In late October, STAG Industrial reported financial results for the third quarter of 2024. Core FFO per share grew 2% over the prior year’s quarter, from $0.59 to $0.60, in line with the analysts’ consensus, thanks to the sustained strength of the REIT’s tenants and hikes in rent rates. Net operating income grew 5% over the prior year’s quarter even though the occupancy rate remained flat at 97.1%. It also marginally raised its already positive guidance for core FFO per share in 2024, from $2.36-$2.40 to $2.38-$2.40.
STAG Industrial has grown its FFO per share at a 6.2% average annual rate over the last decade and at a 4.9% average annual rate over the last five years. The U.S. industrial market is more than $1 trillion in size and STAG Industrial still has a market share that is less than 1% of its target market, which includes the top 60 markets of the country. Therefore, the REIT has ample room to continue to grow for years.

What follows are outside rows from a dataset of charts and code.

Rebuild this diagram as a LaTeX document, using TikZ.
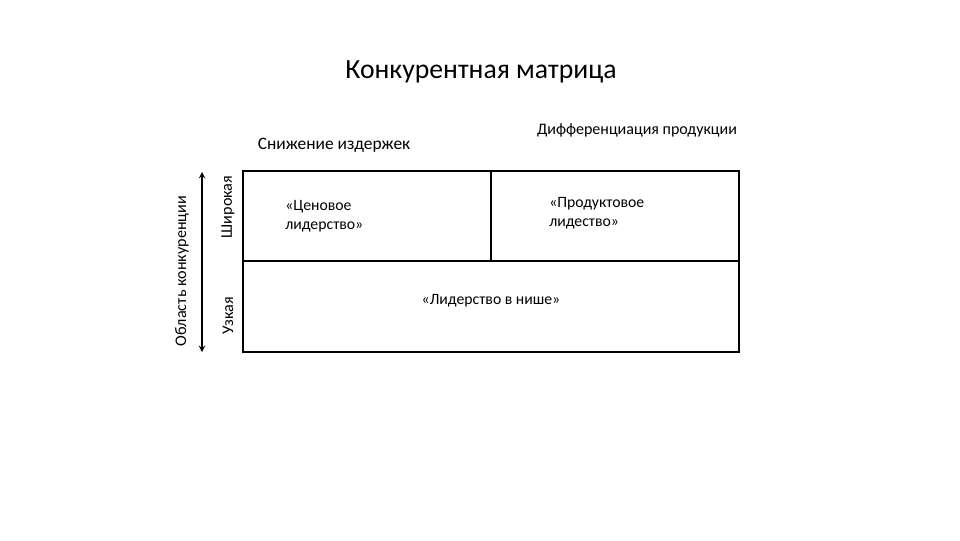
\documentclass[tikz,border=0pt]{standalone}
\usepackage{fontspec}
\setmainfont{Carlito}
\usetikzlibrary{positioning, arrows}
\tikzset{
    frame/.style={ % Sets the properties for the matrix lines
        draw,
        line width=1.3pt
    },
    heading/.style={ % Column headings above the matrix
        font=\fontsize{12.4}{14}\selectfont,
        inner sep=0pt
    },
    field/.style={ % Texts inside the fields
        font=\fontsize{11.2}{13.5}\selectfont,
        align=left,
        inner sep=0pt
    },
    side/.style={ % Rotated labels on the left
        font=\fontsize{11.5}{13}\selectfont,
        rotate=90,
        inner sep=0pt
    }
}

\begin{document}
\begin{tikzpicture}[x=0.025cm, y=-0.025cm]
        \useasboundingbox (0,0) rectangle (960,540);
        % titel
        \node[font=\fontsize{19.7}{24}\selectfont] (title) at (481,72) {Конкурентная матрица};
        % ueberschriften
        \node[heading]              (cost)      at (334,145) {Снижение издержек};
        \node[heading, font=\fontsize{11.4}{14}\selectfont]
                                    (diff)      at (637,130) {Дифференциация продукции};
        % eckpunkte der matrix
        \coordinate (nw)   at (243,171);
        \coordinate (se)   at (739,352);
        \coordinate (wm)   at (243,261);
        \coordinate (em)   at (739,261);
        \coordinate (top)  at (491,171);
        \coordinate (mid)  at (491,261);
        \draw[frame] (nw) rectangle (se);
        \draw[frame] (wm) -- (em);
        \draw[frame] (top) -- (mid);
        % felder
        \node[field, anchor=west]   (price)     at (285,216) {«Ценовое\\лидерство»};
        \node[field, anchor=west]   (product)   at (549,213) {«Продуктовое\\лидество»};
        \node[field]                (niche)     at (491,301) {«Лидерство в нише»};
        % linke seite
        \coordinate (atop) at (202,172);
        \coordinate (abot) at (202,352);
        \draw[<->, >=stealth, line width=1pt] (atop) -- (abot);
        \node[side]                 (area)      at (182,271) {Область конкуренции};
        \node[side]                 (wide)      at (228,207) {Широкая};
        \node[side]                 (narrow)    at (228,316) {Узкая};
\end{tikzpicture}
\end{document}
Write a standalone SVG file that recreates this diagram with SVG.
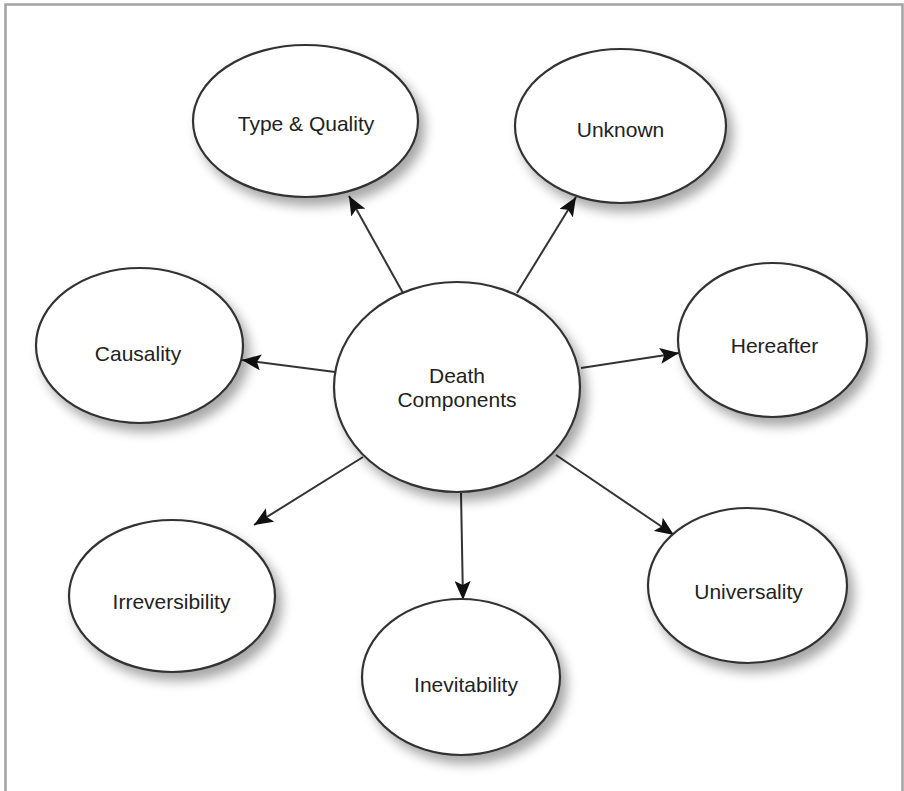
<svg xmlns="http://www.w3.org/2000/svg" width="904" height="791" viewBox="0 0 904 791">
<style>
.node ellipse{fill:#ffffff;stroke:#333333;stroke-width:2.2;filter:url(#sh)}
.node text{font-family:"Liberation Sans",Arial,sans-serif;font-size:21px;fill:#222222;text-anchor:middle}
.conn line{stroke:#333333;stroke-width:2;marker-end:url(#ah)}
</style>
<defs>
<filter id="sh" x="-20%" y="-20%" width="150%" height="150%">
<feGaussianBlur in="SourceAlpha" stdDeviation="6"/>
<feOffset dx="6" dy="8" result="b"/>
<feComponentTransfer><feFuncA type="linear" slope="0.35"/></feComponentTransfer>
<feMerge><feMergeNode/><feMergeNode in="SourceGraphic"/></feMerge>
</filter>
<marker id="ah" markerUnits="userSpaceOnUse" markerWidth="19" markerHeight="16" refX="19" refY="8" orient="auto" viewBox="0 0 19 16">
<path d="M0,0 L19,8 L0,16 L4,8 z" fill="#111111"/>
</marker>
</defs>
<rect width="904" height="791" fill="#ffffff"/>
<g id="frame" fill="none" stroke="#a3a3a3" stroke-width="2.5">
<path d="M5.5,791 L5.5,4.5 L902.5,4.5 L902.5,791"/>
</g>
<g id="connectors" class="conn">
<line x1="403" y1="293" x2="349" y2="196"/>
<line x1="517" y1="293" x2="576" y2="197"/>
<line x1="335" y1="372" x2="242" y2="360"/>
<line x1="581" y1="368" x2="679" y2="353"/>
<line x1="556" y1="455" x2="674" y2="535"/>
<line x1="461" y1="493" x2="463" y2="600"/>
<line x1="363" y1="457" x2="254" y2="525"/>
</g>
<g id="type-quality" class="node"><ellipse cx="305.5" cy="121" rx="112.5" ry="76"/><text x="306" y="131">Type &amp; Quality</text></g>
<g id="unknown" class="node"><ellipse cx="620.5" cy="126" rx="105.5" ry="77"/><text x="620.5" y="137">Unknown</text></g>
<g id="causality" class="node"><ellipse cx="139.5" cy="345.5" rx="103.5" ry="77.5"/><text x="138" y="361">Causality</text></g>
<g id="hereafter" class="node"><ellipse cx="772.5" cy="340" rx="94.5" ry="77"/><text x="774.5" y="353">Hereafter</text></g>
<g id="death-components" class="node"><ellipse cx="457" cy="387" rx="123" ry="105"/><text x="457" y="383">Death</text><text x="457" y="407">Components</text></g>
<g id="irreversibility" class="node"><ellipse cx="172" cy="596" rx="103" ry="76"/><text x="171.5" y="609">Irreversibility</text></g>
<g id="inevitability" class="node"><ellipse cx="461" cy="677" rx="99" ry="78"/><text x="466" y="692">Inevitability</text></g>
<g id="universality" class="node"><ellipse cx="747.5" cy="585.5" rx="99.5" ry="77.5"/><text x="748.5" y="599">Universality</text></g>
</svg>
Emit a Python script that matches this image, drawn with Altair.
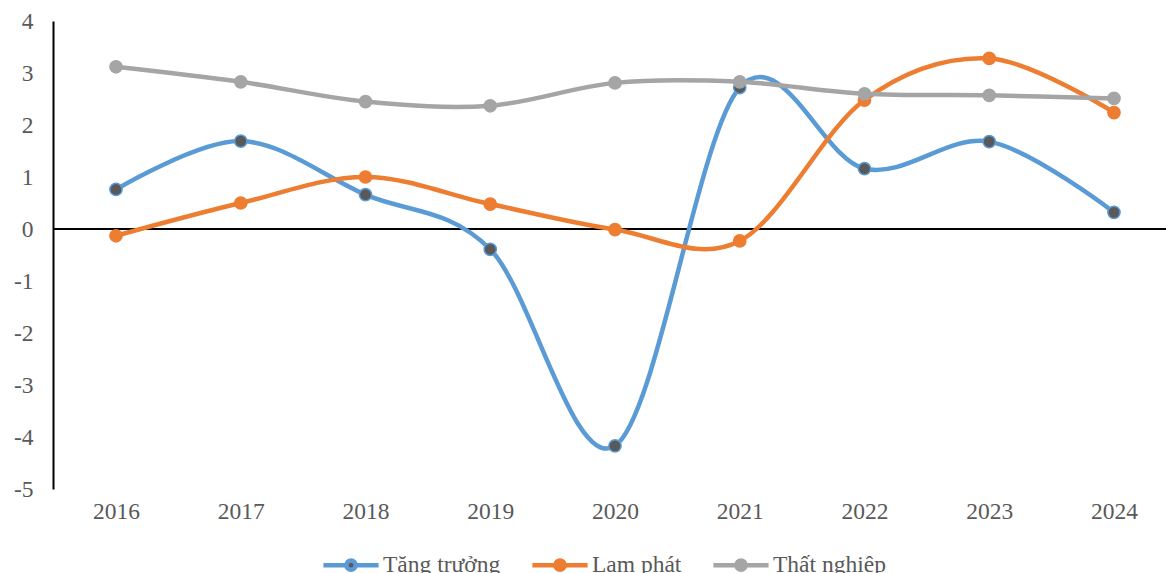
import altair as alt
import pandas as pd

years = [2016, 2017, 2018, 2019, 2020, 2021, 2022, 2023, 2024]
series_names = ["Tăng trưởng", "Lạm phát", "Thất nghiệp"]
tang_truong = [0.76, 1.69, 0.66, -0.39, -4.17, 2.72, 1.16, 1.68, 0.32]
lam_phat = [-0.13, 0.50, 1.00, 0.48, -0.01, -0.23, 2.48, 3.28, 2.24]
that_nghiep = [3.12, 2.83, 2.45, 2.37, 2.81, 2.83, 2.60, 2.57, 2.51]
line_colors = ["#5B9BD5", "#ED7D31", "#A5A5A5"]
marker_fills = ["#595959", "#ED7D31", "#A5A5A5"]

rows = []
for name, vals in zip(series_names, [tang_truong, lam_phat, that_nghiep]):
    for yr, v in zip(years, vals):
        rows.append({"year": yr, "value": v, "series": name})
df = pd.DataFrame(rows)

FONT = "Liberation Serif"
LABEL_COLOR = "#595959"
FS = 23.5

x_enc = alt.X(
    "year:Q",
    scale=alt.Scale(domain=[2015.495, 2024.417], nice=False, zero=False),
    axis=alt.Axis(values=years, format="d", title=None, domain=False, ticks=False,
                  grid=False, labelFont=FONT, labelFontSize=FS, labelColor=LABEL_COLOR,
                  labelPadding=10),
)
y_enc = alt.Y(
    "value:Q",
    scale=alt.Scale(domain=[-5, 4], nice=False),
    axis=alt.Axis(values=list(range(-5, 5)), title=None, domain=True, domainColor="black",
                  domainWidth=2, ticks=False, grid=False, labelFont=FONT, labelFontSize=FS,
                  labelColor=LABEL_COLOR, labelPadding=20,
                  labelExpr="datum.value < 0 ? '-' + abs(datum.value) : '' + datum.value"),
)

stroke_scale = alt.Scale(domain=series_names, range=line_colors)
fill_scale = alt.Scale(domain=series_names, range=marker_fills)

legend_path = ("M-2.4,0H-0.4M0.4,0H2.4"
               "M-0.4,0A0.4,0.4 0 1,1 0.4,0A0.4,0.4 0 1,1 -0.4,0Z")
legend = alt.Legend(
    title=None, orient="none", direction="horizontal", legendX=284, legendY=530,
    symbolType=legend_path, symbolSize=529, symbolStrokeWidth=4.5,
    labelFont=FONT, labelFontSize=FS, labelColor=LABEL_COLOR, labelOffset=18,
    columnPadding=22, padding=0,
)

base = alt.Chart(df)

zero_rule = alt.Chart(pd.DataFrame({"z": [0]})).mark_rule(color="black", strokeWidth=2).encode(
    y=alt.datum(0),
)

lines = base.mark_line(interpolate="cardinal", tension=0, strokeWidth=4.5).encode(
    x=x_enc, y=y_enc,
    stroke=alt.Stroke("series:N", scale=stroke_scale, legend=legend, sort=series_names),
    detail="series:N",
)

points = base.mark_point(filled=True, size=150, opacity=1, strokeWidth=1.5).encode(
    x=x_enc, y=y_enc,
    stroke=alt.Stroke("series:N", scale=stroke_scale, legend=legend, sort=series_names),
    fill=alt.Fill("series:N", scale=fill_scale, legend=legend, sort=series_names),
)

chart = alt.layer(zero_rule, lines, points).properties(
    width=1113, height=468,
    background="white",
    autosize=alt.AutoSizeParams(type="none"),
    padding={"left": 53, "top": 21, "right": 0, "bottom": 84},
).configure_view(stroke="transparent", strokeWidth=0).configure_axis(grid=False)

chart.save("out.html", embed_options={"renderer": "svg", "actions": False})
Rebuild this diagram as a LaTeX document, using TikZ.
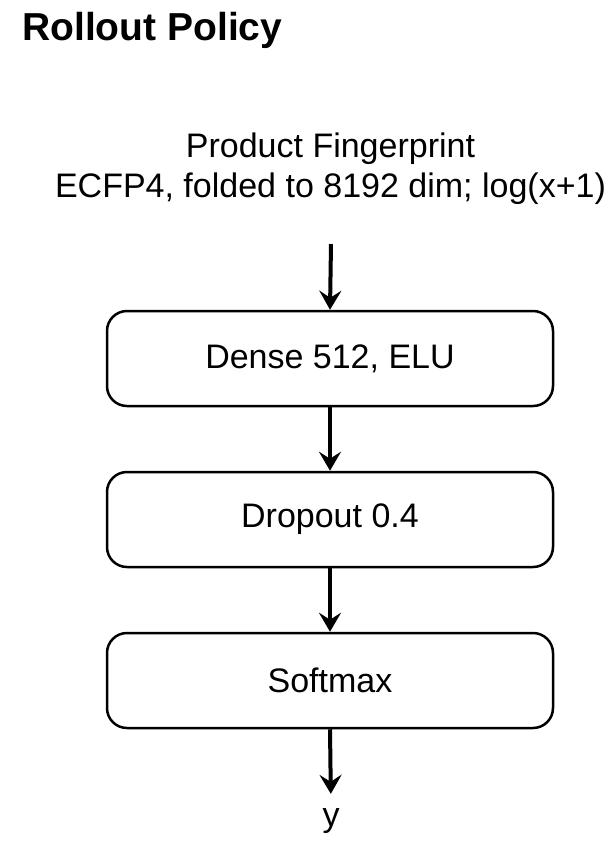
\documentclass[tikz,border=0pt]{standalone}
\usepackage{fontspec}
\setmainfont{Liberation Sans}
\usetikzlibrary{arrows.meta}
\begin{document}
\begin{tikzpicture}[x=1pt,y=1pt,
  stagebox/.style={draw=black, line width=2.5pt, rounded corners=20pt,
    minimum width=446pt, minimum height=95pt, inner sep=0pt,
    font=\fontsize{34}{40}\selectfont},
  flow/.style={draw=black, line width=4pt,
    -{Stealth[length=19pt,width=22pt,inset=7pt]}},
  plain/.style={inner sep=0pt, font=\fontsize{34}{40}\selectfont}]
\useasboundingbox (0,0) rectangle (615,-855);
\node[anchor=base west, inner sep=0pt, font=\fontsize{39}{44}\bfseries\selectfont] (title) at (22,-40) {Rollout Policy};
\node[plain, anchor=base] (in1) at (330.5,-157) {Product Fingerprint};
\node[plain, anchor=base] (in2) at (330.5,-197) {ECFP4, folded to 8192 dim; log(x+1)};
\coordinate (src) at (331,-244);
\node[stagebox] (b1) at (330,-358.5) {Dense 512, ELU};
\node[stagebox] (b2) at (330,-519.5) {Dropout 0.4};
\node[stagebox] (b3) at (330,-680.5) {Softmax};
\node[plain, anchor=base] (out) at (331,-826) {y};
\draw[flow] (src) -- (b1.north);
\draw[flow] (b1.south) -- (b2.north);
\draw[flow] (b2.south) -- (b3.north);
\draw[flow, shorten >=14pt] (b3.south) -- (out.north);
\end{tikzpicture}
\end{document}
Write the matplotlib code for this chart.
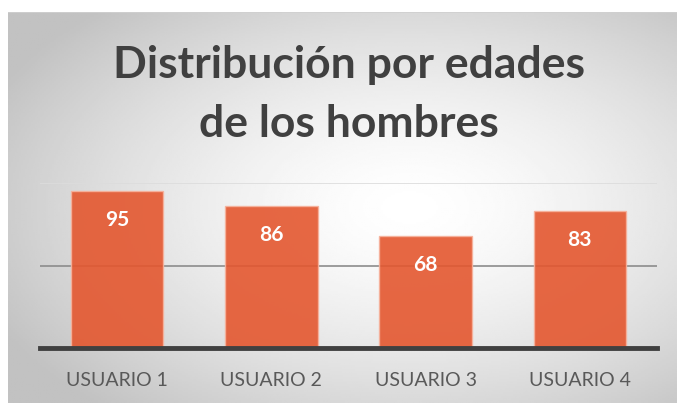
import numpy as np
import matplotlib
matplotlib.use('Agg')
import matplotlib.pyplot as plt

# ============================================
# DATA
# ============================================
usuarios = ['USUARIO 1', 'USUARIO 2', 'USUARIO 3', 'USUARIO 4']
edades   = [95, 86, 68, 83]
titulo   = ['Distribución por edades', 'de los hombres']

W, H, DPI = 677, 403, 100
fig = plt.figure(figsize=(W / DPI, H / DPI), dpi=DPI)
fig.patch.set_facecolor('white')

# chart area background (radial grey gradient, white in the middle)
bg = fig.add_axes([8 / W, 0, 1 - 8 / W, 1 - 12 / H])
yy, xx = np.mgrid[0:1:200j, 0:1:340j]
r = np.sqrt(((xx - 0.6) / 0.8) ** 2 + ((yy - 0.5) / 0.8) ** 2)
shade = np.clip(1.0 - 0.3 * r ** 1.5, 0.76, 1.0)
bg.imshow(shade, cmap='gray', vmin=0, vmax=1, aspect='auto',
          extent=[0, 1, 0, 1], origin='upper')
bg.axhline(1, color='#d0d0d0', lw=1.2)
bg.set_axis_off()

# plot area
left, right, base, top = 40, 657, 348, 183
ax = fig.add_axes([left / W, 1 - base / H, (right - left) / W, (base - top) / H])
ax.set_facecolor('none')
ax.set_xlim(-0.5, 3.5)
ax.set_ylim(0, 100)

ax.axhline(100, color='#dcdcdc', lw=1.2, zorder=1)
ax.axhline(50, color='#8c8c8c', lw=1.2, zorder=1)

x = np.arange(len(usuarios))
bars = ax.bar(x, edades, width=0.6, color='#E4572F', alpha=0.9,
              edgecolor='#F6B29C', linewidth=1, zorder=2)
for b, v in zip(bars, edades):
    ax.annotate(str(v), (b.get_x() + b.get_width() / 2, v),
                xytext=(0, -29), textcoords='offset pixels',
                ha='center', va='center', color='white',
                fontsize=15, fontweight='bold', family='Lato', zorder=3)

ax.axhline(0, color='#404040', lw=3.5, zorder=4, clip_on=False)

ax.set_xticks(x)
ax.set_xticklabels(usuarios, fontsize=14, color='#595959', family='Lato')
ax.tick_params(axis='x', length=0, pad=17)
ax.set_yticks([])
for s in ax.spines.values():
    s.set_visible(False)

# title, two lines placed on their baselines
for linea, yb in zip(titulo, [78, 137]):
    fig.text(349 / W, 1 - yb / H, linea, ha='center', va='baseline',
             fontsize=32, fontweight='bold', color='#404040', family='Lato')

plt.savefig('out.png', dpi=DPI)
plt.close()
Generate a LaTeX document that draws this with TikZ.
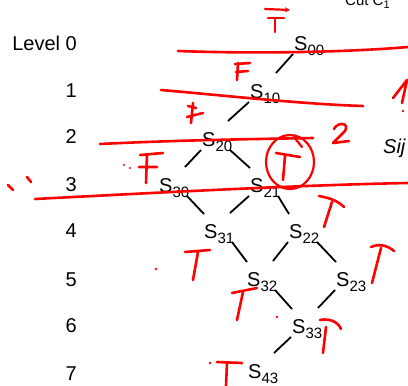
\documentclass[tikz,border=0pt]{standalone}
\usepackage{fontspec}
\setmainfont{Liberation Sans}
\usetikzlibrary{arrows.meta}
\definecolor{ink}{RGB}{255,0,0}
\newcommand\lowsub[1]{\raisebox{-5pt}{\fontsize{15}{15}\selectfont #1}}
\newcommand\ledge[2]{\draw[edge] ([shift={(-1,4)}]#1.base west) -- ([shift={(26,-25)}]#2.base west);}
\newcommand\redge[2]{\draw[edge] ([shift={(28,4)}]#1.base west) -- ([shift={(0,-24)}]#2.base west);}
\tikzset{
  state/.style={inner sep=0pt, anchor=base west, font=\fontsize{20}{24}\selectfont},
  lvl/.style={inner sep=0pt, anchor=base east, font=\fontsize{20}{24}\selectfont},
  edge/.style={line width=1.8pt, black},
  pen/.style={line width=2.6pt, ink, line cap=round, line join=round},
  thinpen/.style={line width=2.2pt, ink, line cap=round, line join=round},
}
\begin{document}
\begin{tikzpicture}[x=1pt,y=-1pt]
\useasboundingbox (0,0) rectangle (408,386);

% level labels
\node[lvl] (L0) at (77,50) {Level 0};
\node[lvl] (L1) at (77,97) {1};
\node[lvl] (L2) at (77,143) {2};
\node[lvl] (L3) at (77,191) {3};
\node[lvl] (L4) at (77,237) {4};
\node[lvl] (L5) at (77,286) {5};
\node[lvl] (L6) at (77,332) {6};
\node[lvl] (L7) at (77,380) {7};

% states
\node[state] (s00) at (294,50) {S\lowsub{00}};
\node[state] (s10) at (250,98) {S\lowsub{10}};
\node[state] (s20) at (202,146) {S\lowsub{20}};
\node[state] (s30) at (159,192) {S\lowsub{30}};
\node[state] (s21) at (250,192) {S\lowsub{21}};
\node[state] (s31) at (204,238) {S\lowsub{31}};
\node[state] (s22) at (289,238) {S\lowsub{22}};
\node[state] (s32) at (247,286) {S\lowsub{32}};
\node[state] (s23) at (336,286) {S\lowsub{23}};
\node[state] (s33) at (292,333) {S\lowsub{33}};
\node[state] (s43) at (248,378) {S\lowsub{43}};

% side texts
\node[state, font=\fontsize{20}{24}\selectfont\itshape] (sij) at (383,153) {Sij};
\node[state, font=\fontsize{15}{18}\selectfont] (cut) at (345,5)
  {Cut C\raisebox{-3pt}{\fontsize{11}{11}\selectfont 1}};

% transitions
\ledge{s00}{s10}
\ledge{s10}{s20}
\ledge{s20}{s30}
\redge{s20}{s21}
\redge{s30}{s31}
\ledge{s21}{s31}
\redge{s21}{s22}
\redge{s31}{s32}
\ledge{s22}{s32}
\redge{s22}{s23}
\redge{s32}{s33}
\ledge{s23}{s33}
\ledge{s33}{s43}

% cut lines
\draw[pen] (178,51) .. controls (260,54) and (350,52) .. (408,47);
\draw[pen] (161,90) .. controls (220,95) and (300,104) .. (363,106);
\draw[pen] (100,144) .. controls (180,140) and (260,139) .. (313,138);
\draw[pen] (35,199) .. controls (150,193) and (300,185) .. (408,183);

% marks: arrow T at top
\draw[thinpen, -{Stealth[length=5pt,width=5pt]}] (265,9) -- (290,10);
\draw[pen] (268,18) -- (284,18) (275,19) -- (275,32);
% F marks
\draw[pen] (235,64) -- (250,63) (236,72) -- (248,71) (238,63) -- (237,80);
\draw[pen] (188,106) -- (196,108) (187,117) -- (203,113) (193,103) -- (191,123);
\draw[pen] (140,155) -- (163,153) (139,167) -- (157,167) (147,155) -- (146,183);
\fill[ink] (124,165) circle (1.2) (130,168) circle (1.2);
% 1 with dot at right
\draw[pen] (393,98) -- (407,80) -- (402,103);
\fill[ink] (403,111) circle (1.3);
% 2
\draw[pen] (334,129) .. controls (337,122) and (350,122) .. (345,131) -- (333,143) -- (349,141);
% circled T
\draw[thinpen] (290,162) ellipse (24 and 27);
\draw[thinpen] (294,137) -- (302,147);
\draw[pen] (276,153) -- (300,157) (285,156) -- (283,180);
% ticks at left
\draw[pen] (8,185) -- (13,190) (27,177) -- (31,182);
% T marks
\draw[pen] (319,196) .. controls (330,198) and (338,201) .. (344,207) (332,202) -- (324,227);
\draw[pen] (185,252) -- (210,250) (198,252) -- (193,280);
\fill[ink] (156,269) circle (1.3);
\draw[pen] (371,247) .. controls (380,243) and (388,246) .. (394,251) (381,248) -- (372,283);
\draw[pen] (232,293) -- (257,288) (243,292) -- (237,320);
\fill[ink] (277,317) circle (1.3);
\draw[pen] (320,320) .. controls (330,318) and (338,322) .. (341,329) (326,327) -- (323,353);
\fill[ink] (210,363) circle (1.3);
\draw[pen] (217,362) -- (242,363) (227,363) -- (226,386);
\end{tikzpicture}
\end{document}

STAG Industrial has a well-laddered lease maturity schedule, with a weighted average lease term of five years. Thus, the cash flows of the REIT can be considered fairly reliable under normal business conditions. STAG Industrial is one of the few REITs that pay dividends on a monthly (instead of a quarterly) basis – a valuable characteristic for income investors.
This REIT has increased its dividend for 13 consecutive years and currently yields 4.5%.
At the time of publication, Ciura had no positions in any stocks mentioned.